The response is split into three parts: data contains the extracted content, metadata describes how the request ran, and tokens_charged shows how many requests were charged for the extraction.

Field	Description
`data.markdown`	Extracted Markdown when `markdown` is requested. Otherwise usually `null`.
`data.html`	Extracted sanitized HTML when `html` is requested. Otherwise usually `null`.
`data.links`	Links found on the page when `extract_links` is `true`. Otherwise usually `null`.
`metadata.url`	URL that was extracted.
`metadata.render_js`	Whether a headless browser was used.
`metadata.http_status`	HTTP status code observed from the target site, when available.

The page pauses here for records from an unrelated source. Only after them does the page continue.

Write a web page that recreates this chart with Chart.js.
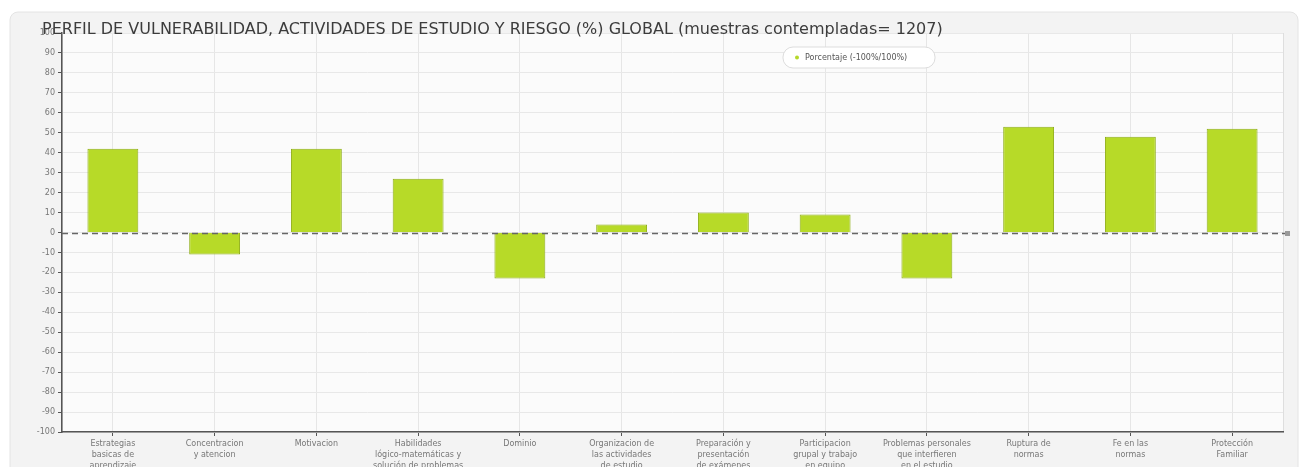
<!DOCTYPE html>
<html>
<head>
<meta charset="utf-8">
<script src="https://cdn.jsdelivr.net/npm/chart.js@4.4.1/dist/chart.umd.min.js"></script>
<style>
html,body{margin:0;padding:0;background:#fff;}
#wrap{width:1302px;height:467px;position:relative;}
</style>
</head>
<body>
<div id="wrap"><canvas id="c" width="1302" height="467"></canvas></div>
<script>
const titleText = "PERFIL DE VULNERABILIDAD, ACTIVIDADES DE ESTUDIO Y RIESGO (%) GLOBAL (muestras contempladas= 1207)";
const seriesLabel = "Porcentaje (-100%/100%)";
const categories = [
  ["Estrategias", "basicas de", "aprendizaje"],
  ["Concentracion", "y atencion"],
  ["Motivacion"],
  ["Habilidades", "lógico-matemáticas y", "solución de problemas"],
  ["Dominio"],
  ["Organizacion de", "las actividades", "de estudio"],
  ["Preparación y", "presentación", "de exámenes"],
  ["Participacion", "grupal y trabajo", "en equipo"],
  ["Problemas personales", "que interfieren", "en el estudio"],
  ["Ruptura de", "normas"],
  ["Fe en las", "normas"],
  ["Protección", "Familiar"]
];
const values = [42, -11, 42, 27, -23, 4, 10, 9, -23, 53, 48, 52];
const yMin = -100, yMax = 100, yStep = 10;

const decor = {
  id: 'decor',
  beforeDraw(chart) {
    const ctx = chart.ctx, a = chart.chartArea;
    ctx.save();
    ctx.fillStyle = '#ffffff';
    ctx.fillRect(0, 0, chart.width, chart.height);
    ctx.beginPath();
    ctx.roundRect(10, 12, 1288, 470, 8);
    ctx.fillStyle = '#f3f3f3';
    ctx.fill();
    ctx.strokeStyle = '#e4e4e4';
    ctx.lineWidth = 1;
    ctx.stroke();
    ctx.fillStyle = '#fbfbfb';
    ctx.fillRect(a.left, a.top, a.right - a.left, a.bottom - a.top);
    ctx.strokeStyle = '#dedede';
    ctx.strokeRect(a.left + 0.5, a.top + 0.5, a.right - a.left, a.bottom - a.top);
    ctx.restore();
  },
  afterDatasetsDraw(chart) {
    const ctx = chart.ctx, a = chart.chartArea;
    const y0 = Math.round(chart.scales.y.getPixelForValue(0)) + 0.5;
    ctx.save();
    ctx.strokeStyle = '#666';
    ctx.lineWidth = 1.5;
    ctx.setLineDash([6, 4]);
    ctx.beginPath();
    ctx.moveTo(a.left, y0);
    ctx.lineTo(a.right + 2, y0);
    ctx.stroke();
    ctx.setLineDash([]);
    ctx.fillStyle = '#999';
    ctx.fillRect(a.right + 2, y0 - 2.5, 5, 5);
    // legend
    const lx = 783, ly = 47, lw = 152, lh = 21;
    ctx.beginPath();
    ctx.roundRect(lx, ly, lw, lh, 10);
    ctx.fillStyle = '#ffffff';
    ctx.fill();
    ctx.strokeStyle = '#dddddd';
    ctx.lineWidth = 1;
    ctx.stroke();
    ctx.beginPath();
    ctx.arc(lx + 14, ly + lh / 2, 2, 0, Math.PI * 2);
    ctx.fillStyle = '#b5d82a';
    ctx.fill();
    ctx.fillStyle = '#555';
    ctx.font = '8px "DejaVu Sans"';
    ctx.textBaseline = 'middle';
    ctx.fillText(chart.data.datasets[0].label, lx + 22, ly + lh / 2);
    // title
    ctx.fillStyle = '#3c3c3c';
    ctx.font = '16px "DejaVu Sans"';
    ctx.textBaseline = 'alphabetic';
    ctx.fillText(titleText, 42, 34);
    ctx.restore();
  }
};

new Chart(document.getElementById('c'), {
  type: 'bar',
  data: {
    labels: categories,
    datasets: [{
      label: seriesLabel,
      data: values,
      backgroundColor: '#b7da28',
      borderColor: '#8fae18',
      borderWidth: 1,
      barPercentage: 0.5,
      categoryPercentage: 1.0
    }]
  },
  options: {
    responsive: false,
    animation: false,
    layout: { padding: { left: 10, right: 19, top: 33, bottom: 0 } },
    plugins: { legend: { display: false }, title: { display: false }, tooltip: { enabled: false } },
    scales: {
      x: {
        offset: true,
        grid: { offset: false, color: '#e6e6e6', tickColor: '#555', tickLength: 4, drawTicks: true },
        border: { color: '#555', width: 1.5 },
        ticks: { maxRotation: 0, autoSkip: false, color: '#777', font: { family: 'DejaVu Sans', size: 8, lineHeight: 1.35 }, padding: 3 },
        afterFit(s) { s.height = 35; }
      },
      y: {
        min: yMin, max: yMax,
        grid: { color: '#e8e8e8', tickColor: '#555', tickLength: 4 },
        border: { color: '#555', width: 1.5 },
        ticks: { stepSize: yStep, color: '#777', font: { family: 'DejaVu Sans', size: 8 }, padding: 3 },
        afterFit(s) { s.width = 52; }
      }
    }
  },
  plugins: [decor]
});
</script>
</body>
</html>
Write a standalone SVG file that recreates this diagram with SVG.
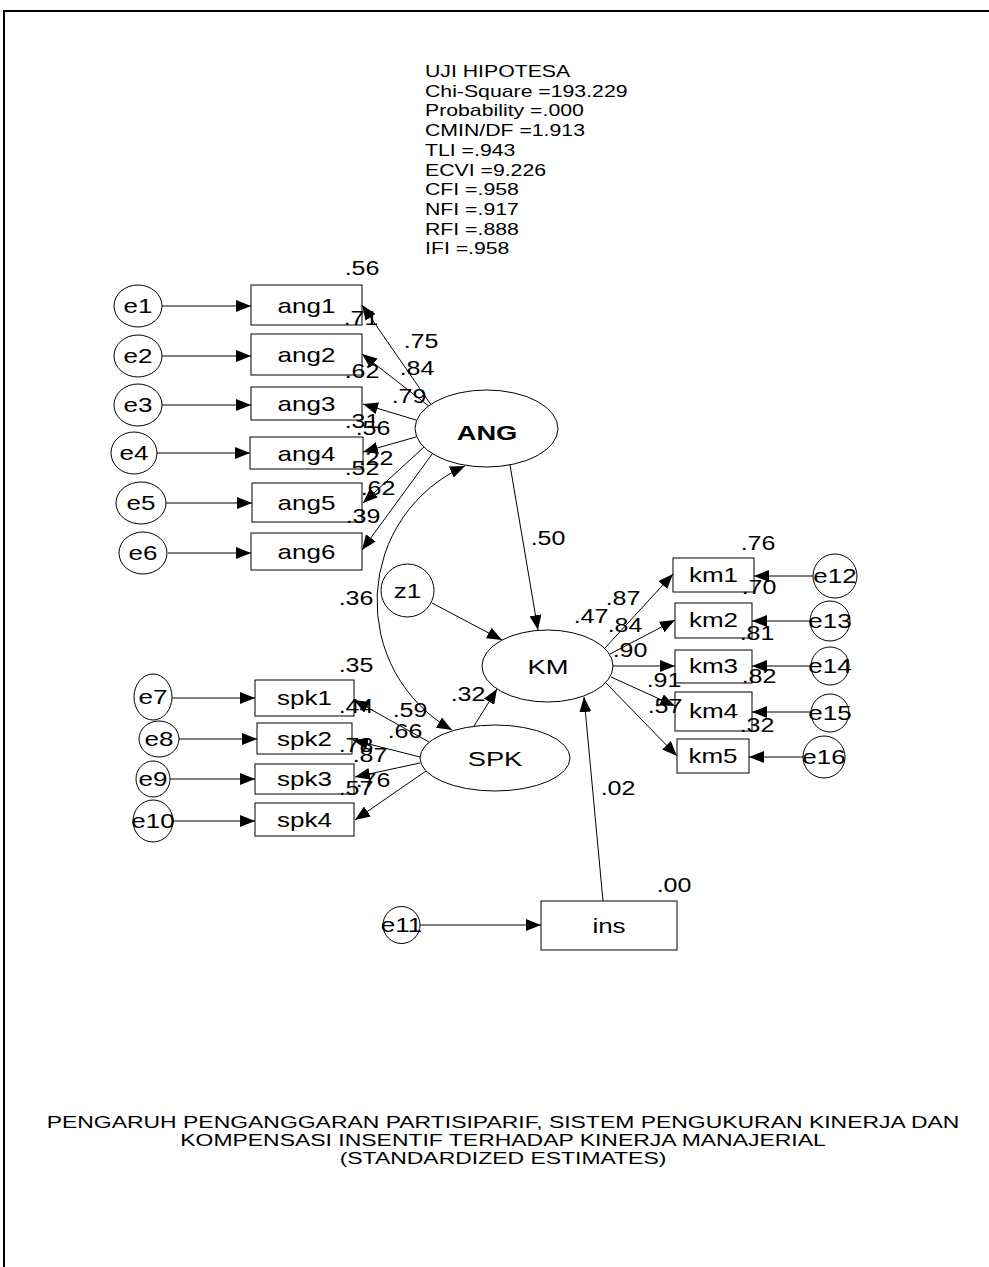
<svg xmlns="http://www.w3.org/2000/svg" width="989" height="1267" viewBox="0 0 989 1267">
<defs>
<marker id="ah" viewBox="0 0 15 12" refX="15" refY="6" markerWidth="15" markerHeight="12" markerUnits="userSpaceOnUse" orient="auto-start-reverse"><path d="M0,0 L15,6 L0,12 z" fill="#000"/></marker>
</defs>
<style>
text{font-family:"Liberation Sans",Arial,sans-serif;fill:#000}
.lb{font-size:20px;text-anchor:middle}
.nm{font-size:20px;text-anchor:middle}
.big{font-size:21px;text-anchor:middle}
.bold{font-weight:bold}
.st{font-size:17px}
.ti{font-size:17px;text-anchor:middle}
.box{fill:#fff;stroke:#000;stroke-width:1}
.ov{fill:#fff;stroke:#000;stroke-width:1}
.c line,.c path{stroke:#000;stroke-width:1;fill:none;marker-end:url(#ah)}
</style>
<rect x="0" y="0" width="989" height="1267" fill="#fff"/>
<g id="frame" stroke="#000" stroke-width="2" fill="none">
<line x1="3" y1="11" x2="989" y2="11"/>
<line x1="4" y1="10" x2="4" y2="1267"/>
</g>
<g id="stats">
<text class="st" transform="translate(425,77) scale(1.25,1)">UJI HIPOTESA</text>
<text class="st" transform="translate(425,96.7) scale(1.25,1)">Chi-Square =193.229</text>
<text class="st" transform="translate(425,116.4) scale(1.25,1)">Probability =.000</text>
<text class="st" transform="translate(425,136.1) scale(1.25,1)">CMIN/DF =1.913</text>
<text class="st" transform="translate(425,155.8) scale(1.25,1)">TLI =.943</text>
<text class="st" transform="translate(425,175.5) scale(1.25,1)">ECVI =9.226</text>
<text class="st" transform="translate(425,195.2) scale(1.25,1)">CFI =.958</text>
<text class="st" transform="translate(425,214.9) scale(1.25,1)">NFI =.917</text>
<text class="st" transform="translate(425,234.6) scale(1.25,1)">RFI =.888</text>
<text class="st" transform="translate(425,254.3) scale(1.25,1)">IFI =.958</text>
</g>
<g id="connectors" class="c">
<line x1="162" y1="306" x2="251" y2="306"/>
<line x1="162" y1="356" x2="251" y2="356"/>
<line x1="162" y1="405" x2="251" y2="405"/>
<line x1="157" y1="453" x2="250" y2="453"/>
<line x1="166" y1="503" x2="252" y2="503"/>
<line x1="168" y1="553" x2="251" y2="553"/>
<line x1="430.5" y1="404" x2="362" y2="305"/>
<line x1="428.7" y1="406" x2="362" y2="354"/>
<line x1="416" y1="420" x2="363" y2="404"/>
<line x1="416" y1="437" x2="363" y2="452"/>
<line x1="424" y1="447" x2="363" y2="503"/>
<line x1="432.5" y1="453.5" x2="362" y2="550"/>
<line x1="510" y1="465" x2="538" y2="630"/>
<line x1="432" y1="603" x2="502" y2="640"/>
<line x1="474" y1="726" x2="497" y2="689"/>
<line x1="603" y1="901" x2="584" y2="697"/>
<line x1="420" y1="925" x2="541" y2="925"/>
<path d="M465,466 A148,148 0 0 0 452,730" style="marker-start:url(#ah)"/>
<line x1="172" y1="698" x2="255" y2="698"/>
<line x1="179" y1="739" x2="257" y2="739"/>
<line x1="170" y1="779" x2="255" y2="779"/>
<line x1="173" y1="821" x2="255" y2="821"/>
<line x1="429" y1="742" x2="354" y2="700"/>
<line x1="420" y1="757" x2="353" y2="740"/>
<line x1="420" y1="763" x2="355" y2="777"/>
<line x1="426" y1="771" x2="355" y2="820"/>
<line x1="605" y1="648" x2="673" y2="574"/>
<line x1="610" y1="654" x2="675" y2="620"/>
<line x1="613" y1="666" x2="675" y2="666"/>
<line x1="611" y1="677" x2="675" y2="706"/>
<line x1="606" y1="683" x2="677" y2="756"/>
<line x1="813" y1="576" x2="754" y2="576"/>
<line x1="813" y1="621" x2="752" y2="621"/>
<line x1="812" y1="666" x2="752" y2="666"/>
<line x1="812" y1="712" x2="752" y2="712"/>
<line x1="803" y1="757" x2="749" y2="757"/>
</g>
<g id="e1"><ellipse class="ov" cx="138" cy="306" rx="24" ry="21"/><text class="lb" transform="translate(138,313) scale(1.3,1)">e1</text></g>
<g id="e2"><ellipse class="ov" cx="138" cy="356" rx="24" ry="21"/><text class="lb" transform="translate(138,363) scale(1.3,1)">e2</text></g>
<g id="e3"><ellipse class="ov" cx="138" cy="405" rx="24" ry="21"/><text class="lb" transform="translate(138,412) scale(1.3,1)">e3</text></g>
<g id="e4"><ellipse class="ov" cx="134" cy="453" rx="23" ry="21"/><text class="lb" transform="translate(134,460) scale(1.3,1)">e4</text></g>
<g id="e5"><ellipse class="ov" cx="141" cy="503" rx="25" ry="21"/><text class="lb" transform="translate(141,510) scale(1.3,1)">e5</text></g>
<g id="e6"><ellipse class="ov" cx="143" cy="553" rx="24" ry="21"/><text class="lb" transform="translate(143,560) scale(1.3,1)">e6</text></g>
<g id="ang1"><rect class="box" x="251" y="285" width="111" height="40"/><text class="lb" transform="translate(306.5,313) scale(1.3,1)">ang1</text></g>
<g id="ang2"><rect class="box" x="251" y="334" width="111" height="41"/><text class="lb" transform="translate(306.5,362) scale(1.3,1)">ang2</text></g>
<g id="ang3"><rect class="box" x="251" y="387" width="111" height="33"/><text class="lb" transform="translate(306.5,411) scale(1.3,1)">ang3</text></g>
<g id="ang4"><rect class="box" x="250" y="437" width="113" height="32"/><text class="lb" transform="translate(306.5,461) scale(1.3,1)">ang4</text></g>
<g id="ang5"><rect class="box" x="252" y="483" width="110" height="39"/><text class="lb" transform="translate(306.5,510) scale(1.3,1)">ang5</text></g>
<g id="ang6"><rect class="box" x="251" y="533" width="111" height="37"/><text class="lb" transform="translate(306.5,559) scale(1.3,1)">ang6</text></g>
<g id="ANG"><ellipse class="ov" cx="486.5" cy="428.5" rx="71.5" ry="38.5"/><text class="big bold" transform="translate(487,440) scale(1.3,1)">ANG</text></g>
<g id="z1"><circle class="ov" cx="407.5" cy="590.5" r="26.5"/><text class="lb" transform="translate(407.5,598) scale(1.3,1)">z1</text></g>
<g id="KM"><ellipse class="ov" cx="547.5" cy="666" rx="65.5" ry="36"/><text class="big" transform="translate(548,674) scale(1.3,1)">KM</text></g>
<g id="SPK"><ellipse class="ov" cx="495" cy="758" rx="75" ry="33"/><text class="big" transform="translate(495,766) scale(1.3,1)">SPK</text></g>
<g id="e7"><ellipse class="ov" cx="153" cy="697" rx="19" ry="23"/><text class="lb" transform="translate(153,704) scale(1.3,1)">e7</text></g>
<g id="e8"><ellipse class="ov" cx="159" cy="739" rx="20" ry="18"/><text class="lb" transform="translate(159,746) scale(1.3,1)">e8</text></g>
<g id="e9"><ellipse class="ov" cx="153" cy="779" rx="17" ry="18"/><text class="lb" transform="translate(153,786) scale(1.3,1)">e9</text></g>
<g id="e10"><ellipse class="ov" cx="153" cy="821" rx="20" ry="21"/><text class="lb" transform="translate(153,828) scale(1.3,1)">e10</text></g>
<g id="spk1"><rect class="box" x="255" y="680" width="99" height="36"/><text class="lb" transform="translate(304.5,705) scale(1.3,1)">spk1</text></g>
<g id="spk2"><rect class="box" x="257" y="723" width="95" height="31"/><text class="lb" transform="translate(304.5,746) scale(1.3,1)">spk2</text></g>
<g id="spk3"><rect class="box" x="255" y="764" width="99" height="30"/><text class="lb" transform="translate(304.5,786) scale(1.3,1)">spk3</text></g>
<g id="spk4"><rect class="box" x="255" y="803" width="99" height="33"/><text class="lb" transform="translate(304.5,827) scale(1.3,1)">spk4</text></g>
<g id="km1"><rect class="box" x="673" y="558" width="81" height="34"/><text class="lb" transform="translate(713.5,582) scale(1.3,1)">km1</text></g>
<g id="km2"><rect class="box" x="675" y="603" width="77" height="35"/><text class="lb" transform="translate(713.5,627) scale(1.3,1)">km2</text></g>
<g id="km3"><rect class="box" x="675" y="650" width="77" height="33"/><text class="lb" transform="translate(713.5,673) scale(1.3,1)">km3</text></g>
<g id="km4"><rect class="box" x="675" y="692" width="77" height="39"/><text class="lb" transform="translate(713.5,718) scale(1.3,1)">km4</text></g>
<g id="km5"><rect class="box" x="677" y="739" width="72" height="34"/><text class="lb" transform="translate(713,763) scale(1.3,1)">km5</text></g>
<g id="e12"><circle class="ov" cx="835" cy="576" r="22"/><text class="lb" transform="translate(835,583) scale(1.3,1)">e12</text></g>
<g id="e13"><circle class="ov" cx="830" cy="621" r="20"/><text class="lb" transform="translate(830,628) scale(1.3,1)">e13</text></g>
<g id="e14"><circle class="ov" cx="830" cy="666" r="19"/><text class="lb" transform="translate(830,673) scale(1.3,1)">e14</text></g>
<g id="e15"><circle class="ov" cx="830" cy="713" r="19"/><text class="lb" transform="translate(830,720) scale(1.3,1)">e15</text></g>
<g id="e16"><circle class="ov" cx="824" cy="757" r="21"/><text class="lb" transform="translate(824,764) scale(1.3,1)">e16</text></g>
<g id="ins"><rect class="box" x="541" y="901" width="136" height="49"/><text class="lb" transform="translate(609,933) scale(1.3,1)">ins</text></g>
<g id="e11"><circle class="ov" cx="401.5" cy="925" r="18.5"/><text class="lb" transform="translate(401.5,932) scale(1.3,1)">e11</text></g>
<g id="labels">
<text class="nm" transform="translate(362,275) scale(1.25,1)">.56</text>
<text class="nm" transform="translate(361,325) scale(1.25,1)">.71</text>
<text class="nm" transform="translate(421,348) scale(1.25,1)">.75</text>
<text class="nm" transform="translate(417,375) scale(1.25,1)">.84</text>
<text class="nm" transform="translate(362,378) scale(1.25,1)">.62</text>
<text class="nm" transform="translate(409,403) scale(1.25,1)">.79</text>
<text class="nm" transform="translate(362,428) scale(1.25,1)">.31</text>
<text class="nm" transform="translate(373,435) scale(1.25,1)">.56</text>
<text class="nm" transform="translate(376,465) scale(1.25,1)">.22</text>
<text class="nm" transform="translate(362,475) scale(1.25,1)">.52</text>
<text class="nm" transform="translate(378,495) scale(1.25,1)">.62</text>
<text class="nm" transform="translate(363,523) scale(1.25,1)">.39</text>
<text class="nm" transform="translate(548,545) scale(1.25,1)">.50</text>
<text class="nm" transform="translate(356,605) scale(1.25,1)">.36</text>
<text class="nm" transform="translate(356,672) scale(1.25,1)">.35</text>
<text class="nm" transform="translate(591,623) scale(1.25,1)">.47</text>
<text class="nm" transform="translate(623,605) scale(1.25,1)">.87</text>
<text class="nm" transform="translate(625,632) scale(1.25,1)">.84</text>
<text class="nm" transform="translate(630,657) scale(1.25,1)">.90</text>
<text class="nm" transform="translate(664,687) scale(1.25,1)">.91</text>
<text class="nm" transform="translate(665,713) scale(1.25,1)">.57</text>
<text class="nm" transform="translate(758,550) scale(1.25,1)">.76</text>
<text class="nm" transform="translate(759,594) scale(1.25,1)">.70</text>
<text class="nm" transform="translate(757,640) scale(1.25,1)">.81</text>
<text class="nm" transform="translate(759,683) scale(1.25,1)">.82</text>
<text class="nm" transform="translate(757,732) scale(1.25,1)">.32</text>
<text class="nm" transform="translate(618,795) scale(1.25,1)">.02</text>
<text class="nm" transform="translate(674,892) scale(1.25,1)">.00</text>
<text class="nm" transform="translate(468,701) scale(1.25,1)">.32</text>
<text class="nm" transform="translate(410,717) scale(1.25,1)">.59</text>
<text class="nm" transform="translate(405,738) scale(1.25,1)">.66</text>
<text class="nm" transform="translate(356,713) scale(1.25,1)">.44</text>
<text class="nm" transform="translate(356,752) scale(1.25,1)">.78</text>
<text class="nm" transform="translate(370,762) scale(1.25,1)">.87</text>
<text class="nm" transform="translate(373,787) scale(1.25,1)">.76</text>
<text class="nm" transform="translate(356,795) scale(1.25,1)">.57</text>
</g>
<g id="title">
<text class="ti" transform="translate(503,1128) scale(1.35,1)">PENGARUH PENGANGGARAN PARTISIPARIF, SISTEM PENGUKURAN KINERJA DAN</text>
<text class="ti" transform="translate(503,1146) scale(1.35,1)">KOMPENSASI INSENTIF TERHADAP KINERJA MANAJERIAL</text>
<text class="ti" transform="translate(503,1164) scale(1.35,1)">(STANDARDIZED ESTIMATES)</text>
</g>
</svg>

`metadata.duration_ms`	Extraction duration in milliseconds.
`metadata.retry_count`	Number of retries attempted.
`metadata.formats`	Output formats requested.
`metadata.proxy`	Proxy settings used for the request, when available.
`metadata.processing_mode`	`sync` or `async`.
`metadata.headers`	Custom headers attached to the extraction request, when provided.
`tokens_charged`	Number of requests charged for this extraction.

The response field is currently named tokens_charged in the API schema. In Scraper API docs and billing language, treat this value as the number of requests charged.